Here are 12 fascinating facts about it:

  1. It was directed by Debbie Allen.
    That explains so much. The film moves like someone who understands the body, the stage, and the emotional language of dance was behind the camera. Debbie Allen directed the 1992 television movie, and her dance-world instincts are all over it.

  2. It aired as a CBS television movie in 1992.
    This was not a theatrical release. It premiered on television, which helps explain why so many people remember it like a hidden treasure from the living room, not the box office. Rotten Tomatoes lists its TV release date as April 12, 1992.

  3. The cast was quietly stacked.
    The main cast included Lynn Whitfield, Vanessa Williams, Jasmine Guy, Vanessa Bell Calloway, Mario Van Peebles, Michael Warren, Darnell Williams, Dawnn Lewis, and Debbie Allen. That is a serious early-’90s Black excellence roll call.

  4. The story centers four Black women in 1930s Harlem.
    The film follows four women chasing fame, fortune, love, and possibility against the backdrop of the famous Savoy Ballroom. It is not just about romance or dance. It is about Black women trying to make a life when the world keeps narrowing the doorway.

  5. The Savoy Ballroom was real, and it was legendary.
    The real Savoy Ballroom stood on Lenox Avenue between 140th and 141st Streets in Harlem. It opened in 1926 and operated until 1958. It was known as “The World’s Finest Ballroom” and “Home of Happy Feet.”

  6. The Savoy was one of America’s great integrated dance spaces.
    At a time when many entertainment venues drew hard racial lines, the Savoy was known for bringing Black and white dancers onto the same floor. That detail gives the movie’s title deeper meaning: the ballroom was not just a place to dance. It was a place where Black artistry set the terms of the room.

  7. The title comes from a jazz standard.
    “Stompin’ at the Savoy” was a 1933 jazz standard associated with the Savoy Ballroom and the swing era. The song is credited in many places to figures including Edgar Sampson, Benny Goodman, Chick Webb, and Andy Razaf, though historical accounts often point to Sampson as the key composer/arranger.

  8. Norma Miller, the “Queen of Swing,” was connected to the film’s choreography.
    Norma Miller, one of the great Lindy Hop legends, was nominated for an Emmy for her choreography on Stompin’ at the Savoy. That is major because it means the film’s movement was tied to someone who carried living memory of the swing era.

  9. The movie earned two Primetime Emmy nominations.
    The Television Academy lists two nominations for the film: Outstanding Individual Achievement in Choreography for Norma Miller and Outstanding Individual Achievement in Costuming for a Miniseries or a Special for Marilyn Matthews.

  10. The costumes were not just pretty, they were award-recognized.
    The costuming matters because this kind of film depends on texture: hats, gloves, silhouettes, dance dresses, uniforms, beauty shop polish, nightclub glamour. Marilyn Matthews’ Emmy nomination shows that the film’s visual world was noticed professionally.
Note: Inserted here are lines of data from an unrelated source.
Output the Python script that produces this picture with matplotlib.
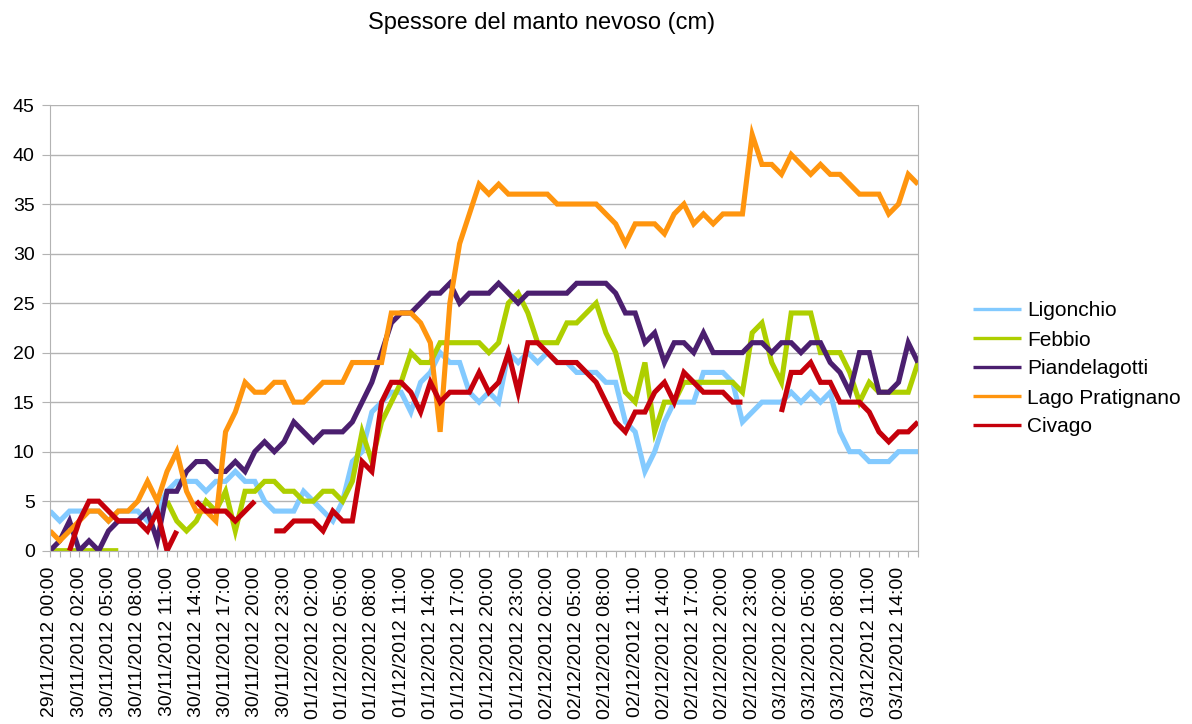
import numpy as np
import pandas as pd
import matplotlib
matplotlib.use("Agg")
import matplotlib.pyplot as plt

nan = np.nan

# Orari delle misure: il primo valore e poi una lettura ogni ora dal 30/11
ore = ["29/11/2012 00:00"] + list(
    pd.date_range("2012-11-30 00:00", periods=89, freq="h").strftime("%d/%m/%Y %H:%M")
)

# Spessore del manto nevoso (cm) per stazione
ligonchio = [4, 3, 4, 4, 4, 4, 3, 4, 4, 4, 3, 4, 6, 7, 7, 7, 6, 7, 7, 8,
             7, 7, 5, 4, 4, 4, 6, 5, 4, 3, 5, 9, 10, 14, 15, 16, 16, 14, 17, 18,
             20, 19, 19, 16, 15, 16, 15, 20, 19, 20, 19, 20, 19, 19, 18, 18, 18, 17, 17, 13,
             12, 8, 10, 13, 15, 15, 15, 18, 18, 18, 17, 13, 14, 15, 15, 15, 16, 15, 16, 15,
             16, 12, 10, 10, 9, 9, 9, 10, 10, 10]
febbio = [0, 0, 0, 0, 0, 0, 0, 0, nan, nan, nan, nan, 5, 3, 2, 3, 5, 4, 6, 2,
          6, 6, 7, 7, 6, 6, 5, 5, 6, 6, 5, 7, 12, 9, 13, 15, 17, 20, 19, 19,
          21, 21, 21, 21, 21, 20, 21, 25, 26, 24, 21, 21, 21, 23, 23, 24, 25, 22, 20, 16,
          15, 19, 12, 15, 15, 17, 17, 17, 17, 17, 17, 16, 22, 23, 19, 17, 24, 24, 24, 20,
          20, 20, 18, 15, 17, 16, 16, 16, 16, 19]
piandelagotti = [0, 1, 3, 0, 1, 0, 2, 3, 3, 3, 4, 1, 6, 6, 8, 9, 9, 8, 8, 9,
                 8, 10, 11, 10, 11, 13, 12, 11, 12, 12, 12, 13, 15, 17, 20, 23, 24, 24, 25, 26,
                 26, 27, 25, 26, 26, 26, 27, 26, 25, 26, 26, 26, 26, 26, 27, 27, 27, 27, 26, 24,
                 24, 21, 22, 19, 21, 21, 20, 22, 20, 20, 20, 20, 21, 21, 20, 21, 21, 20, 21, 21,
                 19, 18, 16, 20, 20, 16, 16, 17, 21, 19]
lago_pratignano = [2, 1, 2, 3, 4, 4, 3, 4, 4, 5, 7, 5, 8, 10, 6, 4, 4, 3, 12, 14,
                   17, 16, 16, 17, 17, 15, 15, 16, 17, 17, 17, 19, 19, 19, 19, 24, 24, 24, 23, 21,
                   12, 25, 31, 34, 37, 36, 37, 36, 36, 36, 36, 36, 35, 35, 35, 35, 35, 34, 33, 31,
                   33, 33, 33, 32, 34, 35, 33, 34, 33, 34, 34, 34, 42, 39, 39, 38, 40, 39, 38, 39,
                   38, 38, 37, 36, 36, 36, 34, 35, 38, 37]
civago = [nan, nan, 0, 3, 5, 5, 4, 3, 3, 3, 2, 4, 0, 2, nan, 5, 4, 4, 4, 3,
          4, 5, nan, 2, 2, 3, 3, 3, 2, 4, 3, 3, 9, 8, 15, 17, 17, 16, 14, 17,
          15, 16, 16, 16, 18, 16, 17, 20, 16, 21, 21, 20, 19, 19, 19, 18, 17, 15, 13, 12,
          14, 14, 16, 17, 15, 18, 17, 16, 16, 16, 15, 15, nan, nan, nan, 14, 18, 18, 19, 17,
          17, 15, 15, 15, 14, 12, 11, 12, 12, 13]

stazioni = ["Ligonchio", "Febbio", "Piandelagotti", "Lago Pratignano", "Civago"]
serie = [ligonchio, febbio, piandelagotti, lago_pratignano, civago]
colori = ["#83caff", "#aecf00", "#4b1f6f", "#ff950e", "#c5000b"]

plt.rcParams["font.family"] = ["Liberation Sans", "DejaVu Sans"]
grigio = "#b3b3b3"

fig = plt.figure(figsize=(11.92, 7.24), dpi=100)
ax = fig.add_axes([50 / 1192, 1 - 550.7 / 724, 868 / 1192, 445.7 / 724])

x = np.arange(len(ore))
for nome, valori, colore in zip(stazioni, serie, colori):
    ax.plot(x, np.array(valori, dtype=float), color=colore, lw=3.7, label=nome,
            solid_joinstyle="miter", solid_capstyle="butt")

ax.set_xlim(0, len(ore) - 1)
ax.set_ylim(0, 45)
ax.set_yticks(range(0, 46, 5))
ax.grid(axis="y", color=grigio, lw=1)
ax.set_axisbelow(True)

# una tacca per ogni ora, etichetta ogni tre ore
ax.set_xticks(x)
ax.set_xticklabels([o if i % 3 == 0 else "" for i, o in enumerate(ore)], rotation=90)

for lato in ["left", "bottom", "right"]:
    ax.spines[lato].set_color(grigio)
ax.spines["top"].set_visible(False)
ax.tick_params(axis="y", length=6, color=grigio, labelsize=14, pad=5)
ax.tick_params(axis="x", length=4.5, color=grigio, labelsize=14, pad=7)

fig.text(542 / 1192, 1 - 23 / 724, "Spessore del manto nevoso (cm)",
         ha="center", va="center", fontsize=17)

leg = fig.legend(loc="center left", bbox_to_anchor=(973 / 1192, 1 - 369 / 724),
                 frameon=False, fontsize=15, handlelength=2.3, handletextpad=0.3,
                 labelspacing=0.48, borderpad=0, borderaxespad=0)
for linea in leg.get_lines():
    linea.set_linewidth(2.4)

fig.savefig("out.png", dpi=100)
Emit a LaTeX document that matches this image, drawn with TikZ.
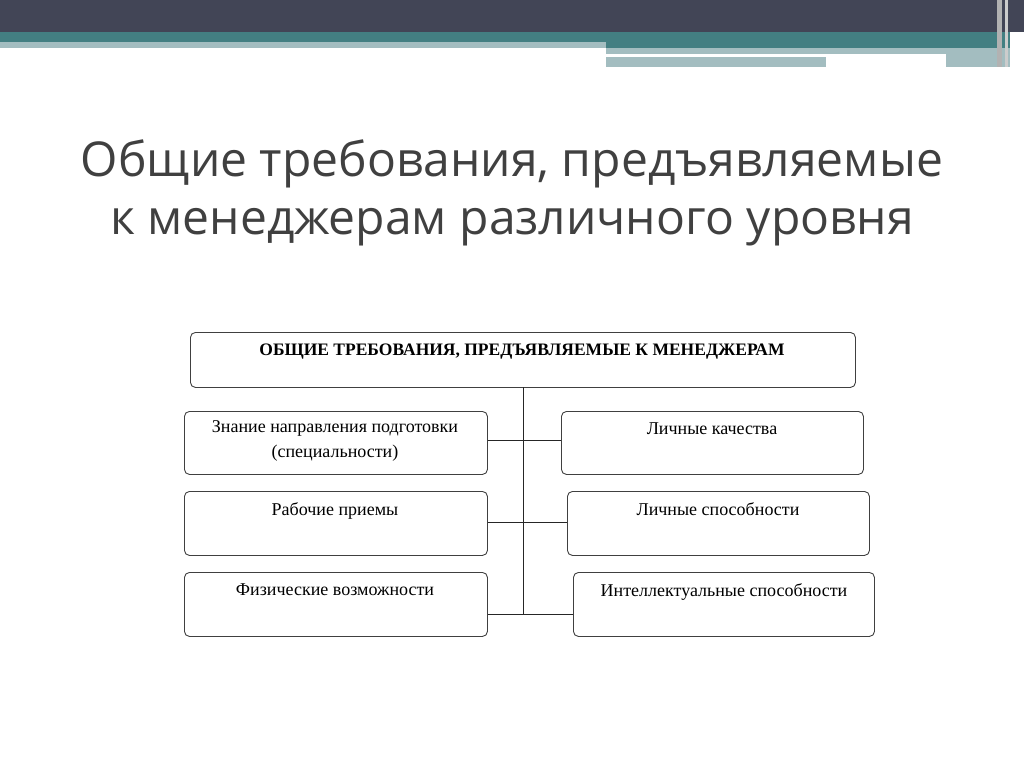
\documentclass[tikz,border=0pt]{standalone}
\usepackage{fontspec}
\setmainfont{Liberation Serif}
\newfontfamily\titlefont{Open Sans}
\begin{document}
\begin{tikzpicture}[x=1pt,y=-1pt,
  bx/.style={draw=black!75,line width=0.9pt,rounded corners=5pt,anchor=north west,inner sep=0pt},
  lbl/.style={font=\fontsize{18}{25}\selectfont,align=center,anchor=north},
  ln/.style={draw=black!85,line width=1pt}]
\useasboundingbox (0,0) rectangle (1024,767);
\fill[white] (0,0) rectangle (1024,767);
\definecolor{dk}{HTML}{424556}\definecolor{tl}{HTML}{437F82}\definecolor{lt}{HTML}{A3BDC0}
\fill[dk] (0,0) rectangle (1024,32);
\fill[tl] (0,32) rectangle (1010,48);
\fill[lt] (0,42) rectangle (606,48);
\fill[lt] (606,48) rectangle (1010,54);
\fill[lt] (606,57) rectangle (826,67);
\fill[lt] (946,54) rectangle (1010,67);
\fill[gray!60] (997,0) rectangle (1002,67);
\fill[gray!40] (1005,0) rectangle (1008,67);
\node[font=\titlefont\fontsize{48}{58}\selectfont,text=black!75,align=center] (title) at (512,193) {Общие требования, предъявляемые\\к менеджерам различного уровня};
\node[bx,minimum width=665,minimum height=55] (top) at (190,332) {};
\node[lbl,font=\bfseries\fontsize{17.5}{20}\selectfont] (topt) at (522,340) {ОБЩИЕ ТРЕБОВАНИЯ, ПРЕДЪЯВЛЯЕМЫЕ К МЕНЕДЖЕРАМ};
\node[bx,minimum width=303,minimum height=63] (l1) at (184,411) {};
\node[bx,minimum width=303,minimum height=64] (l2) at (184,491) {};
\node[bx,minimum width=303,minimum height=64] (l3) at (184,572) {};
\node[bx,minimum width=302,minimum height=63] (r1) at (561,411) {};
\node[bx,minimum width=302,minimum height=64] (r2) at (567,491) {};
\node[bx,minimum width=301,minimum height=64] (r3) at (573,572) {};
\node[lbl] at (335,417) {Знание направления подготовки\\(специальности)};
\node[lbl] at (335,499) {Рабочие приемы};
\node[lbl] at (335,580) {Физические возможности};
\node[lbl] at (712,419) {Личные качества};
\node[lbl] at (718,499) {Личные способности};
\node[lbl] at (724,580) {Интеллектуальные способности};
\coordinate (s0) at (523,387);
\coordinate (s1) at (523,440);
\coordinate (s2) at (523,522);
\coordinate (s3) at (523,614);
\draw[ln] (s0) -- (s3);
\draw[ln] (l1.east |- s1) -- (r1.west |- s1);
\draw[ln] (l2.east |- s2) -- (r2.west |- s2);
\draw[ln] (l3.east |- s3) -- (r3.west |- s3);
\end{tikzpicture}
\end{document}
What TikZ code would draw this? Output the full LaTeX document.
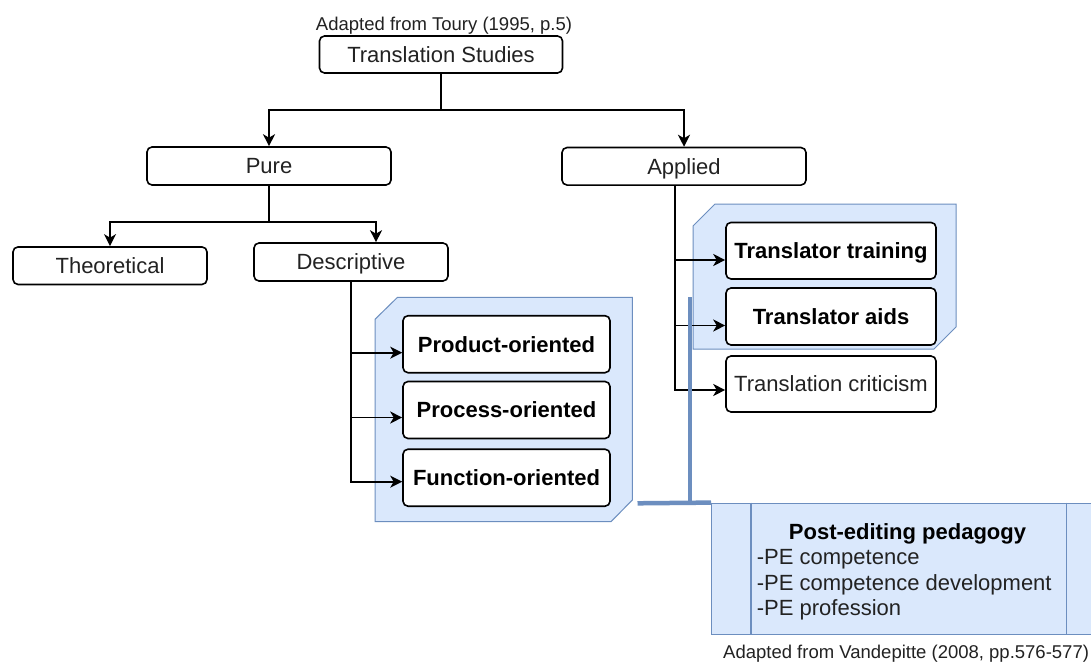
\documentclass[tikz,border=0pt]{standalone}
\usepackage{fontspec}
\setmainfont{Liberation Sans}
\usetikzlibrary{arrows.meta}
\definecolor{panelfill}{HTML}{DAE8FC}
\definecolor{panelline}{HTML}{6C8EBF}
\definecolor{ink}{HTML}{222222}

\begin{document}
\begin{tikzpicture}[x=1pt,y=-1pt,
  box/.style={draw=black, line width=1.6pt, rounded corners=5pt, fill=white,
    inner sep=0pt, text height=15.75pt, text depth=0pt,
    font=\fontsize{22}{26}\selectfont, text=ink},
  boldbox/.style={box, font=\fontsize{22}{26}\selectfont\bfseries, text=black},
  link/.style={line width=1.7pt, draw=black},
  arr/.style={link, -{Stealth[length=12pt,width=12pt,inset=3.5pt]}},
  panel/.style={fill=panelfill, draw=panelline, line width=1pt},
  bar/.style={draw=panelline, line width=4.5pt},
  pebox/.style={fill=panelfill, draw=panelline, line width=1.4pt, inner sep=0pt},
  petext/.style={inner sep=0pt, font=\fontsize{22}{25.5}\selectfont, text=ink},
  note/.style={inner sep=0pt, font=\fontsize{18.5}{22}\selectfont, text=ink},
]
\clip (0,0) rectangle (1091,663);
\fill[white] (0,0) rectangle (1091,663);

% chamfered background panels
\draw[panel] (375,319.3) -- (397.5,297.3) -- (632.3,297.3) -- (632.3,500)
  -- (611,521.7) -- (375,521.7) -- cycle;
\draw[panel] (693,226) -- (715,204) -- (956,204) -- (956,327)
  -- (934,349) -- (693,349) -- cycle;

% header
\node[note, anchor=base] (toury) at (444,31) {Adapted from Toury (1995, p.5)};
\node[box, minimum width=243pt, minimum height=37pt] (ts) at (441,54.5) {Translation Studies};

% second level
\node[box, minimum width=244pt, minimum height=38pt] (pure) at (269,166) {Pure};
\node[box, minimum width=244pt, minimum height=37.5pt] (applied) at (684,166.3) {Applied};

% third level (pure branch)
\node[box, minimum width=194pt, minimum height=37.5pt] (theo) at (110,265.7) {Theoretical};
\node[box, minimum width=194pt, minimum height=38pt] (desc) at (351,262) {Descriptive};

% descriptive branch
\node[boldbox, minimum width=207pt, minimum height=57pt] (prod) at (506.5,344.2) {Product-oriented};
\node[boldbox, minimum width=207pt, minimum height=57pt] (proc) at (506.5,410) {Process-oriented};
\node[boldbox, minimum width=207pt, minimum height=57pt] (func) at (506.5,477.7) {Function-oriented};

% applied branch
\node[boldbox, minimum width=210pt, minimum height=56.5pt] (tt) at (831,250.7) {Translator training};
\node[boldbox, minimum width=210pt, minimum height=57pt] (ta) at (831,316.5) {Translator aids};
\node[box, minimum width=210pt, minimum height=56pt] (tc) at (831,384) {Translation criticism};

% connectors
\coordinate (j1) at (441,110);
\coordinate (j2) at (269,222);
\draw[link] (ts.south) -- (j1);
\draw[arr] (j1) -| (pure.north);
\draw[arr] (j1) -| (applied.north);
\draw[link] (pure.south) -- (j2);
\draw[arr] (j2) -| (theo.north);
\draw[arr] (j2) -| ([xshift=25pt]desc.north);

\draw[arr] (desc.south) |- (prod.west |- 0,352.7);
\draw[arr] (desc.south) |- (proc.west |- 0,417.5);
\draw[arr] (desc.south) |- (func.west |- 0,481.7);

\draw[arr] ([xshift=-9pt]applied.south) |- (tt.west |- 0,260);
\draw[arr] ([xshift=-9pt]applied.south) |- (ta.west |- 0,325.5);
\draw[arr] ([xshift=-9pt]applied.south) |- (tc.west |- 0,390);

% post-editing pedagogy box
\node[pebox, minimum width=394pt, minimum height=131pt] (pe) at (908.7,568.8) {};
\draw[panelline, line width=1.4pt] ([xshift=40pt]pe.north west) -- ([xshift=40pt]pe.south west);
\draw[panelline, line width=1.4pt] ([xshift=-40pt]pe.north east) -- ([xshift=-40pt]pe.south east);
\node[petext, font=\fontsize{22}{25.5}\selectfont\bfseries, text=black, anchor=base] (pet) at (907.5,539.5) {Post-editing pedagogy};
\node[petext, anchor=base west] (pe1) at (756.7,564.5) {-PE competence};
\node[petext, anchor=base west] (pe2) at (756.7,590) {-PE competence development};
\node[petext, anchor=base west] (pe3) at (756.7,615.3) {-PE profession};

% bracket joining the panels to the post-editing box
\coordinate (bartop) at (690,297);
\coordinate (barleft) at (637.5,503.3);
\draw[bar] (bartop) -- (bartop |- pe.north west);
\draw[bar] (barleft) -- (pe.north west);

\node[note, anchor=base west] (vand) at (723,658.5) {Adapted from Vandepitte (2008, pp.576-577)};
\end{tikzpicture}
\end{document}
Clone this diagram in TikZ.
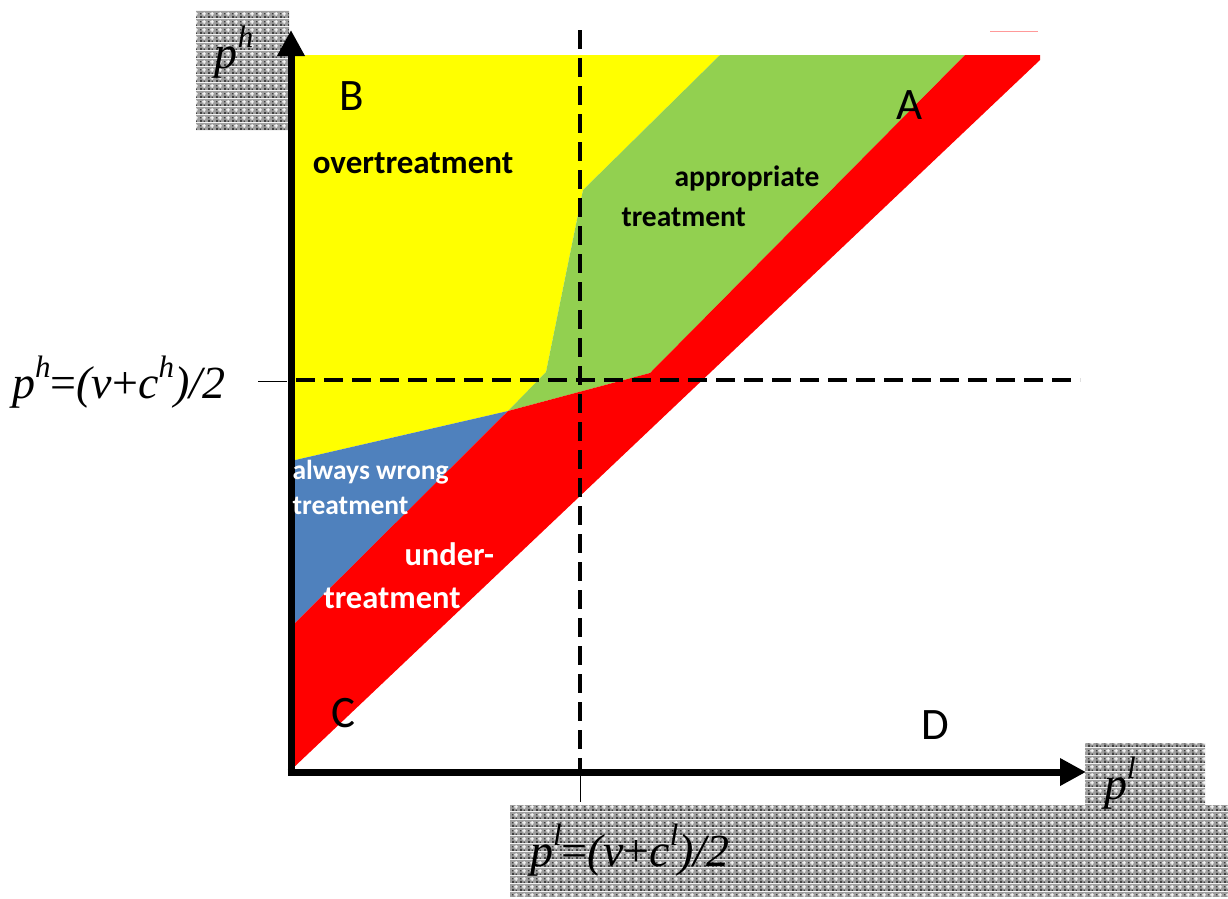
\documentclass[tikz,border=0pt]{standalone}
\usepackage{fontspec}
\setmainfont{Liberation Serif}
\setsansfont{Carlito}
\usepackage{tikz}
\usetikzlibrary{arrows.meta,positioning,patterns}
\definecolor{overY}{HTML}{FFFF00}
\definecolor{apprG}{HTML}{92D050}
\definecolor{underR}{HTML}{FF0000}
\definecolor{wrongB}{HTML}{4F81BD}
\pgfdeclarepatterninherentlycolored{cheq}{\pgfpointorigin}{\pgfqpoint{8pt}{8pt}}{\pgfqpoint{8pt}{8pt}}{%
  \pgfsetfillcolor{gray!75}%
  \pgfpathrectangle{\pgfpointorigin}{\pgfqpoint{8pt}{8pt}}\pgfusepath{fill}%
  \pgfsetfillcolor{black!75}%
  \pgfpathrectangle{\pgfpointorigin}{\pgfqpoint{2.5pt}{2.5pt}}%
  \pgfpathrectangle{\pgfqpoint{4pt}{0pt}}{\pgfqpoint{1.5pt}{1.5pt}}%
  \pgfpathrectangle{\pgfqpoint{0pt}{4pt}}{\pgfqpoint{1.5pt}{1.5pt}}\pgfusepath{fill}%
  \pgfsetfillcolor{white}%
  \pgfpathrectangle{\pgfqpoint{4pt}{2.5pt}}{\pgfqpoint{1.2pt}{4pt}}%
  \pgfpathrectangle{\pgfqpoint{2.5pt}{4pt}}{\pgfqpoint{4pt}{1.2pt}}\pgfusepath{fill}}
\newcommand{\hsup}[1]{\raisebox{0.45em}{\fontsize{31}{31}\selectfont#1}}

\begin{document}
\begin{tikzpicture}[x=1pt,y=-1pt,
  axis/.style={line width=7pt,-{Triangle[length=26pt,width=26pt]}},
  half/.style={line width=3.5pt,dash pattern=on 19pt off 9pt},
  tick/.style={line width=1pt},
  lett/.style={font=\sffamily\fontsize{45}{50}\selectfont},
  reg/.style={font=\sffamily\bfseries\fontsize{27.5}{35}\selectfont,align=left},
  eq/.style={font=\fontsize{46}{50}\selectfont\itshape,inner sep=0pt},
  grid/.style={pattern=cheq}]
\useasboundingbox (0,0) rectangle (1228,898);
% label boxes
\fill[grid] (196,10) rectangle (289,130);
\fill[grid] (1085,743) rectangle (1205,805);
\fill[grid] (510,805) rectangle (1228,896);
% regions
\fill[overY] (291,55) -- (720,55) -- (583,190) -- (546,372) -- (508,411) -- (291,461) -- cycle;
\fill[apprG] (720,55) -- (965,55) -- (650,373) -- (508,411) -- (546,372) -- (583,190) -- cycle;
\fill[wrongB] (291,461) -- (508,411) -- (291,627) -- cycle;
\fill[underR] (291,627) -- (508,411) -- (650,373) -- (965,55) -- (1040,55) -- (1040,60) -- (291,770) -- cycle;
\draw[underR!40,line width=1pt] (990,31) -- (1038,31);
% dashed thresholds
\coordinate (vtop) at (580,30);
\coordinate (vbot) at (580,775);
\coordinate (vend) at (580,802);
\coordinate (hleft) at (296,380);
\coordinate (hright) at (1080,380);
\coordinate (hstub) at (258,381);
\coordinate (haxis) at (287,381);
\draw[half] (vtop) -- (vbot);
\draw[tick] (vbot) -- (vend);
\draw[half] (hleft) -- (hright);
\draw[tick] (hstub) -- (haxis);
% axes
\coordinate (O) at (291,772);
\coordinate (ytip) at (291,30);
\coordinate (xtip) at (1086,772);
\draw[axis] ([yshift=3.5pt]O) -- (ytip);
\draw[axis] ([xshift=-3.5pt]O) -- (xtip);
% corners
\node[lett] (B) at (352,96) {B};
\node[lett] (A) at (910,105) {A};
\node[lett] (C) at (343,713) {C};
\node[lett] (D) at (935,725) {D};
% region names
\node[reg,font=\sffamily\bfseries\fontsize{33}{38}\selectfont] (over) at (413,163) {overtreatment};
\node[reg,anchor=west,font=\sffamily\bfseries\fontsize{29.5}{40}\selectfont] (appr) at (618,196) {\hspace*{53pt}appropriate\\treatment};
\node[reg,text=white,anchor=west] (wrong) at (289,487) {always wrong\\treatment};
\node[reg,text=white,anchor=west,font=\sffamily\bfseries\fontsize{32.5}{43}\selectfont] (under) at (320,576) {\hspace*{81pt}under-\\treatment};
% axis labels
\node[eq] (ph) at (234,52) {p\hsup{h}};
\node[eq] (pl) at (1120,783) {p\hsup{l}};
\node[eq,anchor=west] (phval) at (12,382) {p\hsup{h}\upshape=\itshape(v\upshape+\itshape c\hsup{h})/2};
\node[eq,anchor=west] (plval) at (530,850) {p\hsup{l}\upshape=\itshape(v\upshape+\itshape c\hsup{l})/2};
\end{tikzpicture}
\end{document}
  11. It is remembered as a story of Black female friendship, not just nightclub glamour.
    The film’s staying power comes from the way it lets the women be different from one another. Their dreams do not unfold evenly. Their choices carry consequences. That gives the movie its ache. It is beautiful, but it does not pretend beauty saves everybody from class, racism, sexism, heartbreak, or war.

  12. It belongs in the “why don’t we talk about this more?” archive.
    Stompin’ at the Savoy sits in that special category of Black television films that people remember with deep affection but that never received the large public conversation it deserved. It is part period drama, part dance film, part friendship story, and part love letter to Harlem nightlife. Prime Video’s listing even notes that the title is currently unavailable there due to expired rights, which may be one reason it remains harder to casually rediscover.